Export Promotion Capital Goods (EPCG) - Scheme, Objectives, Issuance and Redemption
- Commercial Consultancy Counsel
- Jul 4, 2024
- 3 min read
Updated: Nov 28, 2024
The Export Promotion Capital Goods (EPCG) Scheme is a crucial initiative defined under Chapter 5 of the Foreign Trade Policy (FTP). It plays a significant role in enhancing India's manufacturing competitiveness by enabling the import of capital goods at zero customs duty.
This guide aims to explain the objectives, issuance, redemption, and other key aspects of the EPCG scheme, assisting exporters in leveraging its full benefits.
What is the EPCG Scheme?
The EPCG Scheme allows the import of capital goods (pre-production, production, and post-production) at zero customs duty. For physical exports, Integrated Goods and Services Tax (IGST) and Compensation Cess are also exempted.
Objectives of the EPCG Scheme
The primary objective of the EPCG Scheme is to facilitate the import of capital goods to produce high-quality goods, thereby enhancing India’s manufacturing competitiveness.
Eligible Goods Under the EPCG Scheme
The following items qualify as capital goods under the EPCG Scheme:
Capital goods as defined in Chapter 11, including in CKD/SKD condition.
Computer systems and software, which are part of the imported capital goods.
Spares, moulds, jigs, fixtures, tools, and refractories.
Catalysts for initial and subsequent charges.
Note: A negative list exists for items that cannot be imported under this scheme (Appendix 5F of the Handbook of Procedures).
Who Can Apply for the EPCG Scheme?
Manufacturer Exporters (with or without supporting manufacturers)
Merchant Exporters tied to supporting manufacturers
What is meant by Actual User Condition?
The imported capital goods must be used only by the importer until the export obligation is completed, and the Export Obligation Discharge Certificate (EODC) is granted.
EPCG Authorization Validity
For Imports: 24 months from the issue date. No revalidation is allowed.
For Exports: 6 years, extendable up to 8 years under specific conditions.
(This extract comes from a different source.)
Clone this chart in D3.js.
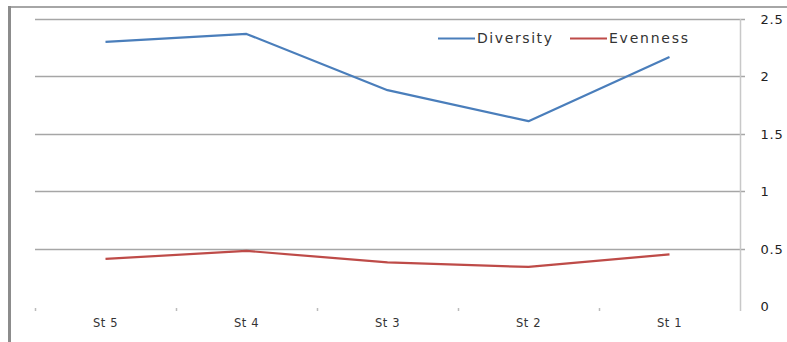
<!DOCTYPE html>
<html>
<head>
<meta charset="utf-8">
<script src="https://cdn.jsdelivr.net/npm/d3@7"></script>
<style>
  html, body { margin: 0; padding: 0; background: #fff; }
  svg { display: block; font-family: "DejaVu Sans", "Liberation Sans", Arial, sans-serif; }
</style>
</head>
<body>
<svg id="chart" width="787" height="342"></svg>
<script>
// Stations along the x axis
const stations = ["St 5", "St 4", "St 3", "St 2", "St 1"];
// Index values per station
const diversity = [2.30, 2.37, 1.88, 1.61, 2.17];
const evenness = [0.41, 0.48, 0.38, 0.34, 0.45];
// Right-hand axis ticks
const yTicks = [0, 0.5, 1, 1.5, 2, 2.5];
const seriesNames = ["Diversity", "Evenness"];
const seriesColors = ["#4a7ebb", "#be4b48"];

const svg = d3.select("#chart");

// Outer frame
svg.append("line").attr("x1", 8).attr("x2", 787).attr("y1", 7).attr("y2", 7)
  .attr("stroke", "#a6a6a6").attr("stroke-width", 2);
svg.append("line").attr("x1", 9.5).attr("x2", 9.5).attr("y1", 6).attr("y2", 342)
  .attr("stroke", "#8c8c8c").attr("stroke-width", 3);

const plot = { left: 35, right: 740, top: 19, bottom: 306 };

const x = d3.scaleBand().domain(stations).range([plot.left, plot.right]).padding(0);
const y = d3.scaleLinear().domain([0, 2.5]).range([plot.bottom, plot.top]);

// Horizontal gridlines (the zero line is not drawn)
svg.append("g").selectAll("line")
  .data(yTicks.filter(d => d > 0))
  .join("line")
  .attr("x1", plot.left).attr("x2", plot.right + 5)
  .attr("y1", d => Math.round(y(d)) + 0.5).attr("y2", d => Math.round(y(d)) + 0.5)
  .attr("stroke", "#a6a6a6").attr("stroke-width", 1.5);

// Right value axis
const yAxis = svg.append("g")
  .attr("transform", `translate(${plot.right + 0.5},0)`)
  .call(d3.axisRight(y).tickValues(yTicks).tickSize(0).tickPadding(20)
    .tickFormat(d => d3.format("")(d)));
yAxis.select(".domain").attr("stroke", "#c8c8c8").attr("stroke-width", 1.5)
  .attr("d", `M0,${plot.top}V${plot.bottom + 5}`);
yAxis.selectAll("text")
  .attr("font-family", "DejaVu Sans, sans-serif")
  .attr("font-size", 13).attr("fill", "#222")
  .attr("letter-spacing", 0.8).attr("dy", "0.35em");

// Category axis: small tick marks at band edges, labels centred
const edges = stations.map(s => x(s)).concat([plot.right]);
svg.append("g").selectAll("line")
  .data(edges.slice(0, -1))
  .join("line")
  .attr("x1", d => d + 0.5).attr("x2", d => d + 0.5)
  .attr("y1", plot.bottom + 2).attr("y2", plot.bottom + 5)
  .attr("stroke", "#bbbbbb").attr("stroke-width", 1.5);
svg.append("g").selectAll("text")
  .data(stations)
  .join("text")
  .attr("x", d => x(d) + x.bandwidth() / 2)
  .attr("y", plot.bottom + 21)
  .attr("text-anchor", "middle")
  .attr("font-size", 11.5)
  .attr("letter-spacing", 0.6)
  .attr("fill", "#333")
  .text(d => d);

// Series lines
const line = d3.line()
  .x((d, i) => x(stations[i]) + x.bandwidth() / 2)
  .y(d => y(d));
[diversity, evenness].forEach((vals, k) => {
  svg.append("path")
    .datum(vals)
    .attr("fill", "none")
    .attr("stroke", seriesColors[k])
    .attr("stroke-width", 2.2)
    .attr("stroke-linejoin", "round")
    .attr("d", line);
});

// Legend
const legendX = [438, 570];
const legendW = [75, 79];
const legend = svg.append("g");
seriesNames.forEach((name, k) => {
  legend.append("line")
    .attr("x1", legendX[k]).attr("x2", legendX[k] + 37)
    .attr("y1", 38.5).attr("y2", 38.5)
    .attr("stroke", seriesColors[k]).attr("stroke-width", 2.2);
  legend.append("text")
    .attr("x", legendX[k] + 39)
    .attr("y", 43)
    .attr("font-size", 14)
    .attr("textLength", legendW[k])
    .attr("lengthAdjust", "spacing")
    .attr("fill", "#333")
    .text(name);
});
</script>
</body>
</html>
Export Obligation (EO) Under the EPCG Scheme
The Specific Export Obligation is set at six times the duties, taxes, and cess saved on the imported capital goods. For instance, if the duty saved is ₹10 lakhs, the EO will be ₹60 lakhs. Additionally, the Average Export Obligation (AEO) is the mean of the export performance over the previous three financial years for similar products.
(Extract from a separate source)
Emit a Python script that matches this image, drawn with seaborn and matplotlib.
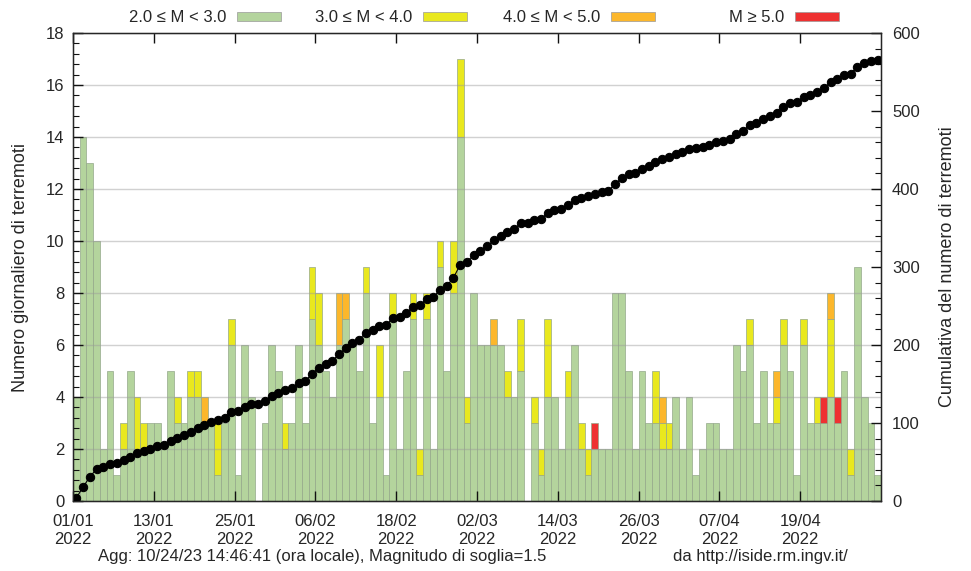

Conditions for Fulfilment:
The EO must be fulfilled through direct or third-party exports using the imported capital goods.
Export documents must mention the names of both the manufacturer and the exporter.
Domestic Procurement Under EPCG Scheme
EPCG Authorization holders can also procure capital goods domestically using an Invalidation Letter or Advance Release Order (ARO). If capital goods are sourced domestically, the EO is reduced to 75% of the obligation, while AEO remains the same.
Early Fulfilment of Export Obligation
If 75% or more of the specific EO and 100% of the AEO are fulfilled in half or less of the original EO period, the remaining EO is waived.
Reduced EO for Special Cases
Green Technology Products: 75% of the EO, with AEO remaining the same.
Northeastern States and Jammu & Kashmir: 25% of the EO, with AEO unchanged.
Green Technology Products Include:
Solar and wind energy systems
LED lights
Water treatment plants
Battery Electric Vehicles (BEV), among others.
Application Process for EPCG Authorization
Eligible exporters can apply for EPCG Authorization using Form ANF 5A. The application can be made from any registered office, branch, or manufacturing unit, provided the address is listed in the Import Export Code (IEC).
Nexus Certification
A Nexus Certificate, issued by an independent Chartered Engineer, is crucial. It confirms the connection between the imported capital goods and the exported products/services.
Clubbing of EPCG Authorizations
For provisions related to clubbing, refer to other guides specifically focused on clubbing of EPCG authorizations.
Export Obligation Discharge Certificate (EODC)
After completing the EO, the authorization holder must apply for the EODC in Form ANF 5B. Upon verification, the Regional Authority (RA) will issue the EODC.
Non-Utilization and Shortfall in EO Fulfilment
Non-Utilization: Authorization holders can surrender their authorization without penalty if no imports are made.
Shortfall: Proportionate customs duties and interest must be paid for unfulfilled export obligations.
Record Maintenance
Authorization holders must maintain export records for two years after receiving the EODC.
Conclusion
The EPCG Scheme is a powerful tool that allows Indian exporters to enhance production capabilities by importing capital goods at reduced costs. By understanding and following the scheme's provisions, exporters can maximise their benefits, contributing to India’s growth in global trade.